Anthology Of My Guff
Time goes so fast, it’s again Thanks Giving. Wow! I do remember backing out from my turkey preparation last year after sending out invitation.
Did I tell you one of my stories on Thanks Giving? Bunch of us Nepalis (mostly youth) were invited by this good white family for the T.G. (Thanks Giving) dinner. That’s may be for it’s sentimental value for its historical facts. These days, you will have to go to Reservations to invite any Native Americans (*** read the side story) for dinner; we might have been the next closest thing (for the better insight, read the Pligrims’ story). Since I had never been invited to any T.G. dinner ever, I jumped in. The hosts were great, but the dinner was shit, since there was no turkey, just vegetables.
The plot was revealed latter that one of the invited Nepalis (true son of a cow) was so scared of the white people feeding him with beef that he sent the hosts a mail few days earlier saying that Nepalis are mostly ‘vegetarians.’ Amen! If I become a gate keeper to hell, I’d put a cucumber up his vegetarian ass upon his arrival for his good deed that is making us all eat boiled broccoli for his mother—cow.
I guess; these are going to be my fables, like Aesop’s, when I grow old, and I will recount them over the fire place to my many many grand children (assuming my tool functions fine to spread my seeds). At that I’m going to be a mean grand Pa; I will toss the fucking unruly ones into the fire, I don’t care even if they are my own blood. I don’t understand how people find these brats cute?
Do you want to hear another great story of mine? One winter vacation, around Christmas time, I waited a table at some fine dinning many years back when I was fresh off the boat, I was just beginning to cope with what’s-chowmein-to-me-is-pasta-to-you phase. So this handsome old man with his beautiful wife with all gray sits at my table. Other workers in the restaurant tells me he is the ex-mayor of Vancouver, may be may be not, I didn’t ask him (this story didn’t take place in Canada mind you; it took place in California-Monterey, where he was visiting at the time). But he had this demeanor of affluence about him, at the same time very approachable and affable man. We chatted for a while, I told him I am fresh to this country, and I am from Nepal. He was so intrigued by the idea that some Nepali chap is waiting his table in California, with fine English but funny accent. For a moment, I thought he mistook me for Tensing Sherpa, but he turned out be a well read guy, he knew who Tensing was, unlike many white people. During the conversation, he asked me, what is the single most striking and amusing thing about the U.S? I was standing beside his table, him with his elbow on the table and at the other end of his elbow was his double cleft chin resting in his palm.
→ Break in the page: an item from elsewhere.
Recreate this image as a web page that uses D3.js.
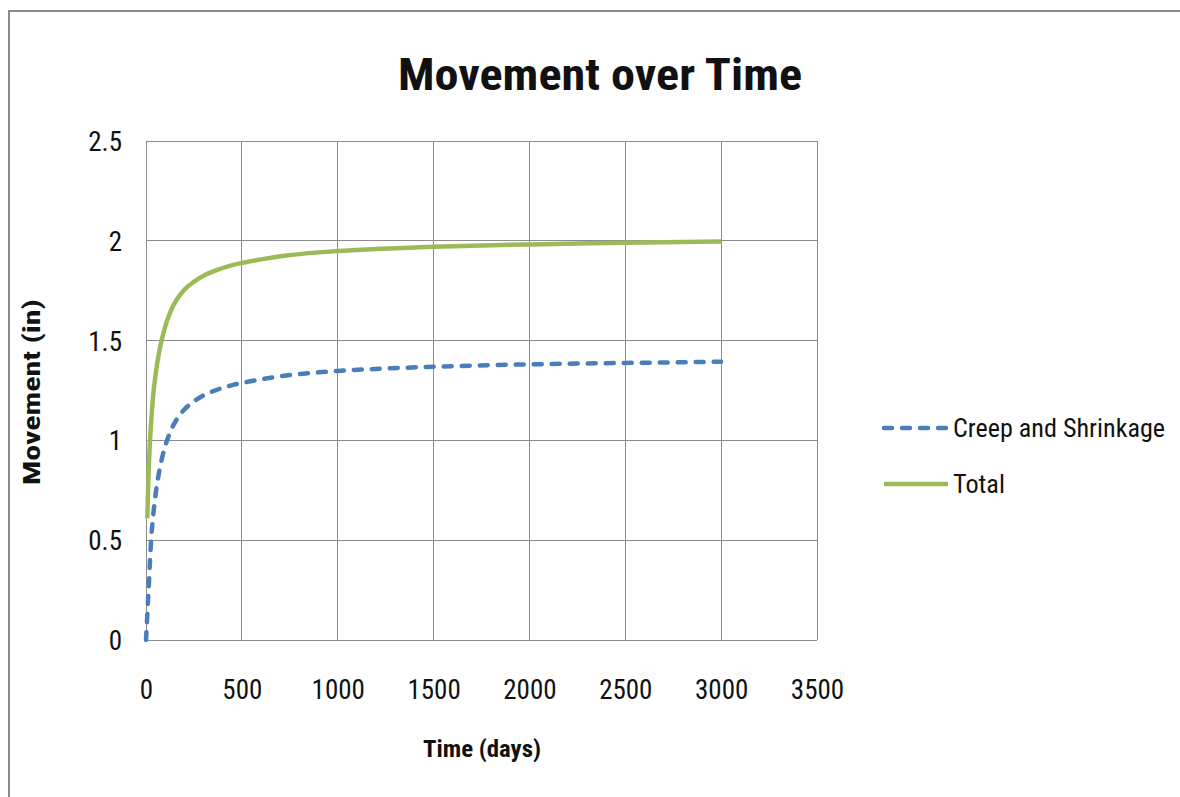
<!DOCTYPE html>
<html>
<head>
<meta charset="utf-8">
<script src="https://cdn.jsdelivr.net/npm/d3@7"></script>
<style>
  html, body { margin: 0; padding: 0; background: #ffffff; }
  svg { display: block; }
  text { font-family: "Liberation Sans Narrow", "Arial Narrow", "Roboto Condensed", "Liberation Sans", sans-serif; fill: #111; }
</style>
</head>
<body>
<svg id="chart" width="1180" height="797"></svg>
<script>
// Elapsed time in days
const days = [0, 7, 10, 14, 21, 28, 35, 50, 70, 100, 130, 160, 200, 250, 300, 365, 450, 500, 600, 730, 900, 1000, 1200, 1500, 1800, 2000, 2500, 3000];
// Creep and shrinkage movement (in)
const creepShrinkage = [0, 0.13, 0.19, 0.26, 0.40, 0.52, 0.60, 0.73, 0.85, 0.97, 1.05, 1.105, 1.155, 1.195, 1.225, 1.252, 1.277, 1.288, 1.306, 1.325, 1.341, 1.348, 1.358, 1.369, 1.377, 1.381, 1.388, 1.394];
// Total movement (in); no value at day 0
const total = [null, 0.61, 0.73, 0.85, 1.0, 1.11, 1.20, 1.33, 1.45, 1.57, 1.65, 1.705, 1.755, 1.795, 1.825, 1.852, 1.878, 1.889, 1.907, 1.926, 1.942, 1.949, 1.959, 1.97, 1.978, 1.982, 1.99, 1.997];

const xTicks = [0, 500, 1000, 1500, 2000, 2500, 3000, 3500];
const yTicks = [0, 0.5, 1, 1.5, 2, 2.5];
const seriesNames = ["Creep and Shrinkage", "Total"];

const svg = d3.select("#chart");

// Outer chart frame
svg.append("rect")
  .attr("x", 9).attr("y", 11)
  .attr("width", 1180).attr("height", 800)
  .attr("fill", "none").attr("stroke", "#8a8a8a").attr("stroke-width", 2);

const x = d3.scaleLinear().domain([0, 3500]).range([146, 817]);
const y = d3.scaleLinear().domain([0, 2.5]).range([640, 141]);

// Gridlines
const grid = svg.append("g").attr("stroke", "#8c8c8c").attr("stroke-width", 1).attr("shape-rendering", "crispEdges");
grid.selectAll("line.v").data(xTicks).join("line")
  .attr("x1", d => x(d)).attr("x2", d => x(d))
  .attr("y1", y(0)).attr("y2", y(2.5));
grid.selectAll("line.h").data(yTicks).join("line")
  .attr("x1", x(0)).attr("x2", x(3500))
  .attr("y1", d => y(d)).attr("y2", d => y(d));

// Axes (labels only, lines come from the grid)
const xAxis = d3.axisBottom(x).tickValues(xTicks).tickSize(0).tickPadding(0).tickFormat(d3.format("d"));
const gx = svg.append("g").attr("transform", `translate(0, ${y(0)})`).call(xAxis);
gx.select(".domain").remove();
gx.selectAll("text").attr("y", 59).attr("dy", null).attr("font-size", 27).attr("font-family", null).style("fill", "#111");

const yAxis = d3.axisLeft(y).tickValues(yTicks).tickSize(0).tickPadding(0).tickFormat(d => String(d));
const gy = svg.append("g").attr("transform", `translate(${x(0)}, 0)`).call(yAxis);
gy.select(".domain").remove();
gy.selectAll("text").attr("x", -24).attr("dy", "0.35em").attr("font-size", 27).attr("font-family", null).style("fill", "#111");

// Series lines
const pts = days.map((d, i) => ({ t: d, c: creepShrinkage[i], tot: total[i] }));

const lineC = d3.line().x(d => x(d.t)).y(d => y(d.c)).curve(d3.curveMonotoneX);
const lineT = d3.line().defined(d => d.tot !== null).x(d => x(d.t)).y(d => y(d.tot)).curve(d3.curveMonotoneX);

svg.append("path").datum(pts).attr("d", lineT)
  .attr("fill", "none").attr("stroke", "#9bbb59").attr("stroke-width", 4.5);

svg.append("path").datum(pts).attr("d", lineC)
  .attr("fill", "none").attr("stroke", "#4a7ebb").attr("stroke-width", 4.5)
  .attr("stroke-dasharray", "8,10").attr("stroke-linecap", "round");

// Title
svg.append("text").attr("x", 600).attr("y", 90).attr("text-anchor", "middle")
  .attr("font-size", 44).attr("font-weight", "bold")
  .attr("textLength", 404).attr("lengthAdjust", "spacingAndGlyphs")
  .text("Movement over Time");

// Axis titles
svg.append("text").attr("x", 482).attr("y", 757).attr("text-anchor", "middle")
  .attr("font-size", 24).attr("font-weight", "bold")
  .attr("textLength", 118).attr("lengthAdjust", "spacingAndGlyphs")
  .text("Time (days)");

svg.append("text").attr("transform", "translate(40, 392) rotate(-90)").attr("text-anchor", "middle")
  .attr("font-size", 24).attr("font-weight", "bold")
  .attr("textLength", 186).attr("lengthAdjust", "spacingAndGlyphs")
  .text("Movement (in)");

// Legend
const legend = svg.append("g");
const legendRows = [
  { name: seriesNames[0], color: "#4a7ebb", dash: "8,10", cap: "round", y: 428, w: 212 },
  { name: seriesNames[1], color: "#9bbb59", dash: null, cap: "butt", y: 484, w: 52 }
];
legendRows.forEach(r => {
  legend.append("line").attr("x1", 884).attr("x2", 948).attr("y1", r.y).attr("y2", r.y)
    .attr("stroke", r.color).attr("stroke-width", 4.5)
    .attr("stroke-dasharray", r.dash).attr("stroke-linecap", r.cap);
  legend.append("text").attr("x", 953).attr("y", r.y).attr("dy", "0.35em")
    .attr("font-size", 26).attr("textLength", r.w).attr("lengthAdjust", "spacingAndGlyphs")
    .text(r.name);
});
</script>
</body>
</html>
Opposite him was his lovely wife with a pearly smile with fluttering eye lashes (you know the kind when women get excited), both looking at me with anticipation of some sort of epiphany of oriental wisdom, like I’m some Zen master about to unlock the vault of my ancient wisdom. Spotlight was on me, I had to come up with some profound answer to match their enthusiasm. I didn’t want to disappoint them. But I couldn’t think of anything profound. Then I realized there is nothing profound I had to say. Few minutes had passed in silence, me pretending to think hard, them staring at me. I was looking up in the ceiling cupping my chin in one hand, and another in my waist. After a while, I thought, fuck this pretension, I will be myself. I will tell them what intrigued me the most about this country in honesty.
So, I started, “well sire, you see. In our country when people poop dogs pick them up, but in this country, when dogs poop people pick them up. That was very fascinating for me.” The old couple laughed their ass off, until every one turned our way to see what’s happening. Old guy gave me his phone number in Vancouver. He said, “Give me a call young chap, if you ever happen to be in the city.” And I said, “Sure,” and lost the number after few days.
Moral of the story, be original, that way it’s easy to connect with people. Had I given him some eastern spiritual or philosophical shit, he wouldn’t have cared, for he didn’t gray his hair in the sun. I’m pretty sure; he must be recounting this same story to his grand children around the fire place, if he isn’t dead yet. By now I must be a legend in Vancouver, Golay’s fables are yet to travel far flung, my friends. I aspire to be a modern Aesop.
*** ok time for side story: Did I tell you about a Nepali guy, who went to a graduate school here? Who could buy iPod over the internet for quarter the market price, who knows where to get the cheapest ‘samosa’ in Jackson Heights in NY, who could solve differential equation in back of his head, who has 25 credit cards, but thinks that Native Americans are the Blacks after so many years of his stay in the U.S. If I had my ways, I would DEPORT him; in the literal sense, take him to some port, and tie him to the boat and kick it off into the Atlantic or Pacific, whichever he is nearest to him. A fitting action for such an IGNORANT FOOL.